This invention relates generally to motorized dampers, and, more particularly, to motorized dampers for use in freezing temperature conditions.
At least one type of motorized damper includes a damper door rotatably mounted in a damper frame having an opening therethrough. An electric motor is coupled to the damper door and positions the damper door in desired positions relative to the damper frame opening. When located in, for example, an air flow path, air flow through the damper can be regulated by positioning the damper door to, for example, a fully closed position substantially preventing airflow through the damper frame opening, a fully open position where airflow through the damper frame opening is substantially unimpeded, and intermediate positions between the fully open and closed positions.

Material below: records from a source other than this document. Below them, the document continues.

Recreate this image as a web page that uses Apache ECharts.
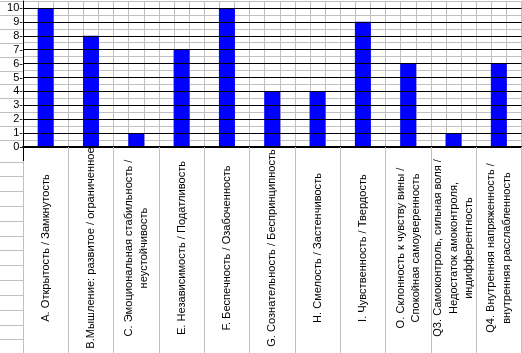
<!DOCTYPE html>
<html><head><meta charset="utf-8">
<script src="https://cdn.jsdelivr.net/npm/echarts@6/dist/echarts.min.js"></script>
<style>html,body{margin:0;padding:0;background:#fff}#c{width:522px;height:353px}</style>
</head><body><div id="c"></div>
<script>
const categories = [
  'A. Открытость / Замкнутость',
  'B.Мышление: развитое / ограниченное',
  'C. Эмоциональная стабильность /\nнеустойчивость',
  'E. Независимость / Податливость',
  'F. Беспечность / Озабоченность',
  'G. Сознательность / Беспринципность',
  'H. Смелость / Застенчивость',
  'I. Чувственность / Твердость',
  'O. Склонность к чувству вины /\nСпокойная самоуверенность',
  'Q3. Самоконтроль, сильная воля /\nНедостаток амоконтроля,\nиндифферентность',
  'Q4. Внутренняя напряженность /\nвнутренняя расслабленность'
];
const values = [10, 8, 1, 7, 10, 4, 4, 9, 6, 1, 6];
const yMin = 0, yMax = 10.5, yStep = 0.5;

const GRAY = '#c0c0c0';
const FONT = '"Liberation Sans", Arial, sans-serif';
const NONE = 'rgba(0,0,0,0)';

const chart = echarts.init(document.getElementById('c'), null, {renderer: 'canvas'});
const option = {
  animation: false,
  backgroundColor: '#fff',
  grid: {left: 23, right: 0.5, top: 1, bottom: 206, containLabel: false, outerBoundsMode: 'none'},
  xAxis: [{
    type: 'category', data: categories, position: 'bottom',
    axisLine: {show: true, lineStyle: {color: '#000', width: 2}},
    axisTick: {show: true, length: 206, lineStyle: {color: GRAY, width: 1}},
    axisLabel: {interval: 0, rotate: 90, align: 'center', verticalAlign: 'middle', margin: 101,
      fontFamily: FONT, fontSize: 11.1, color: '#000', lineHeight: 15.5},
    splitLine: {show: false}, z: 3
  }, {
    type: 'value', min: 0, max: 33, interval: 1, position: 'top',
    axisLine: {show: false}, axisTick: {show: false}, axisLabel: {show: false},
    splitLine: {show: true, lineStyle: {color: GRAY, width: 1}}, z: 0
  }],
  yAxis: [{
    type: 'value', min: yMin, max: yMax, interval: yStep, position: 'left',
    axisLine: {show: true, lineStyle: {color: '#000', width: 1}},
    axisTick: {show: false},
    axisLabel: {formatter: v => Number.isInteger(v) ? v + '-' : '', margin: 0,
      fontFamily: FONT, fontSize: 11, color: '#000'},
    splitLine: {show: true, lineStyle: {color: ['#000', NONE], width: 1}}, z: 3
  }, {
    type: 'value', min: yMin, max: yMax, interval: yStep, position: 'left',
    axisLine: {show: false}, axisTick: {show: false}, axisLabel: {show: false},
    splitLine: {show: true, lineStyle: {color: [NONE, GRAY], width: 1}}, z: 0
  }],
  series: [{
    type: 'bar', data: values, xAxisIndex: 0, yAxisIndex: 0,
    barWidth: 16, itemStyle: {color: '#0000ff'}, z: 2
  }]
};
chart.setOption(option);

// decorative spreadsheet rows in the left margin
const x0 = chart.convertToPixel({xAxisIndex: 1}, 0);
const y0 = chart.convertToPixel({yAxisIndex: 0}, 0);
const g = [];
for (let v = yStep; v <= yMax + 1e-9; v += 1) {
  const y = Math.round(chart.convertToPixel({yAxisIndex: 0}, v)) + 0.5;
  g.push({type: 'line', shape: {x1: 0, y1: y, x2: x0, y2: y}, style: {stroke: GRAY, lineWidth: 1}, z: -1});
}
for (let y = y0 + 14.5; y < 353; y += 14.83) {
  const yy = Math.round(y) + 0.5;
  g.push({type: 'line', shape: {x1: 0, y1: yy, x2: x0, y2: yy}, style: {stroke: GRAY, lineWidth: 1}, z: -1});
}
const xa = Math.round(x0) + 0.5;
g.push({type: 'line', shape: {x1: xa, y1: y0, x2: xa, y2: y0 + 14}, style: {stroke: '#000', lineWidth: 1}, z: 10});
chart.setOption({graphic: g});
</script></body></html>
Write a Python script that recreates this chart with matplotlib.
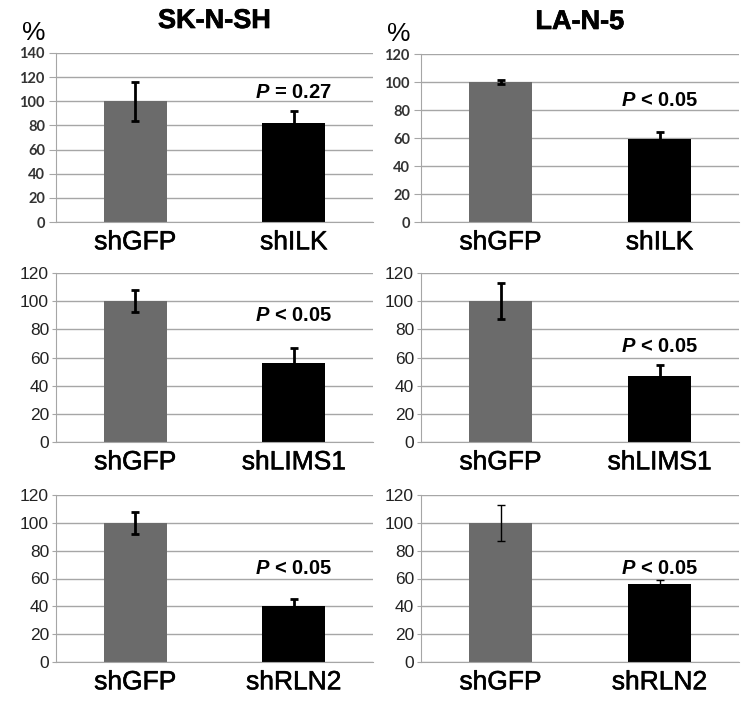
import matplotlib
matplotlib.use("Agg")
import matplotlib.pyplot as plt
import matplotlib.patheffects as pe

plt.rcParams['font.family'] = ['Liberation Sans', 'DejaVu Sans']
plt.rcParams['mathtext.fontset'] = 'custom'
plt.rcParams['mathtext.it'] = 'Liberation Sans:italic:bold'
plt.rcParams['mathtext.rm'] = 'Liberation Sans:bold'

# Data
cell_lines = ["SK-N-SH", "LA-N-5"]
knockdowns = ["shILK", "shLIMS1", "shRLN2"]
control = "shGFP"

# values[row][col] = (control, knockdown)
values = [
    [[100, 82], [100, 59]],
    [[100, 56], [100, 47]],
    [[100, 40], [100, 56]],
]
errors = [
    [[16, 10], [1.5, 5]],
    [[8, 11], [13, 8]],
    [[8, 5], [13, 3]],
]
p_labels = [
    [r"$P$ = 0.27", r"$P$ < 0.05"],
    [r"$P$ < 0.05", r"$P$ < 0.05"],
    [r"$P$ < 0.05", r"$P$ < 0.05"],
]
p_ypos = [
    [107, 87],
    [89.5, 68],
    [67.5, 67.5],
]
ymax = [[140, 120], [120, 120], [120, 120]]

bar_colors = ["#6b6b6b", "#000000"]
grid_color = "#a6a6a6"

fig = plt.figure(figsize=(7.47, 7.03), dpi=100)

W, H = 747, 703
col_x = [(56, 373), (421, 739)]
row_y = [(53, 222), (273, 442), (495, 662)]

thick = [pe.withStroke(linewidth=0.4, foreground='black')]

for r in range(3):
    for c in range(2):
        x0, x1 = col_x[c]
        yt, yb = row_y[r]
        if r == 0 and c == 1:
            yt = 54
        ax = fig.add_axes([x0 / W, 1 - yb / H, (x1 - x0) / W, (yb - yt) / H])
        cats = [control, knockdowns[r]]
        vals = values[r][c]
        errs = errors[r][c]
        lw = 1.0 if (r == 2 and c == 1) else 2.0
        ax.bar([0, 1], vals, width=0.4, color=bar_colors, zorder=2)
        ax.errorbar([0, 1], vals, yerr=errs, fmt='none', ecolor='black',
                    elinewidth=lw, capsize=3, capthick=lw, zorder=3)
        ax.set_xlim(-0.5, 1.5)
        ax.set_ylim(0, ymax[r][c])
        ax.set_yticks(range(0, ymax[r][c] + 1, 20))
        ax.set_xticks([0, 1])
        ax.set_xticklabels(cats, fontsize=19)
        for lab in ax.get_xticklabels():
            lab.set_path_effects(thick)
        ax.yaxis.grid(True, color=grid_color, linewidth=1.0, zorder=0)
        ax.set_axisbelow(True)
        for s in ['top', 'right']:
            ax.spines[s].set_visible(False)
        ax.spines['left'].set_color(grid_color)
        ax.spines['bottom'].set_color(grid_color)
        if r == 0:
            ax.tick_params(axis='y', length=5, color=grid_color, labelsize=10.5, pad=3)
            for lab in ax.get_yticklabels():
                lab.set_fontfamily(['Lato', 'DejaVu Sans'])
                lab.set_fontweight('bold')
                lab.set_color('#333333')
        else:
            ax.tick_params(axis='y', length=3, color=grid_color, labelsize=12.5, pad=2)
            for lab in ax.get_yticklabels():
                lab.set_color('#222222')
        ax.tick_params(axis='x', length=0, pad=6)
        ax.text(1, p_ypos[r][c], p_labels[r][c], ha='center', va='center',
                fontsize=14.5, fontweight='bold', zorder=4)
        if r == 0:
            ax.set_title(cell_lines[c], fontsize=19.5, fontweight='bold', pad=18,
                         path_effects=[pe.withStroke(linewidth=0.5, foreground='black')])
            ax.text(-0.07, 1.05, "%", transform=ax.transAxes, fontsize=19,
                    ha='center', va='bottom')

fig.savefig("out.png", dpi=100)
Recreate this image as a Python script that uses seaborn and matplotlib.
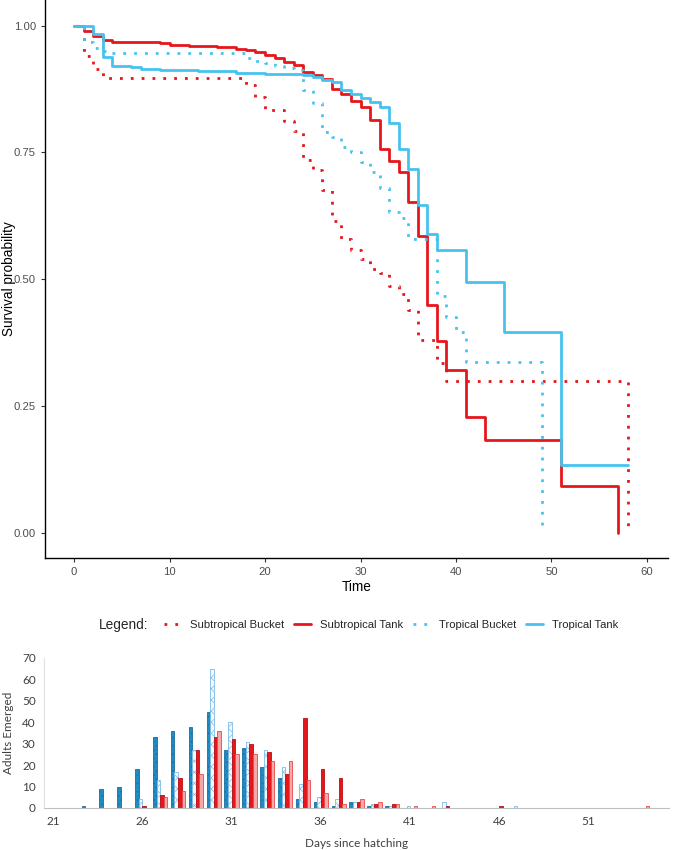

In certain applications, this type of damper is vulnerable to jamming in cold temperature conditions. For example, refrigerators typically employ one or more of these dampers to regulate airflow between a fresh food compartment and a freezer compartment. The damper is opened to introduce cold air from the freezer compartment into the fresh food compartment to regulate fresh food compartment temperature. The temperature differential between the fresh food compartments and humidity in one or both of the compartments can cause moisture to accumulate on the damper door. The moisture runs down the door and permeates a seal between the damper door and the damper frame, and eventually into the motor housing where it may collect on cam surfaces, gears, and other moving parts of the motor mechanism. Freezing temperatures therefore create ice on the motor mechanism that can jam the damper door, or at least impair its ability to be positioned properly. To meet stringent energy and performance requirements, it is important that the dampers be positioned reliably and accurately.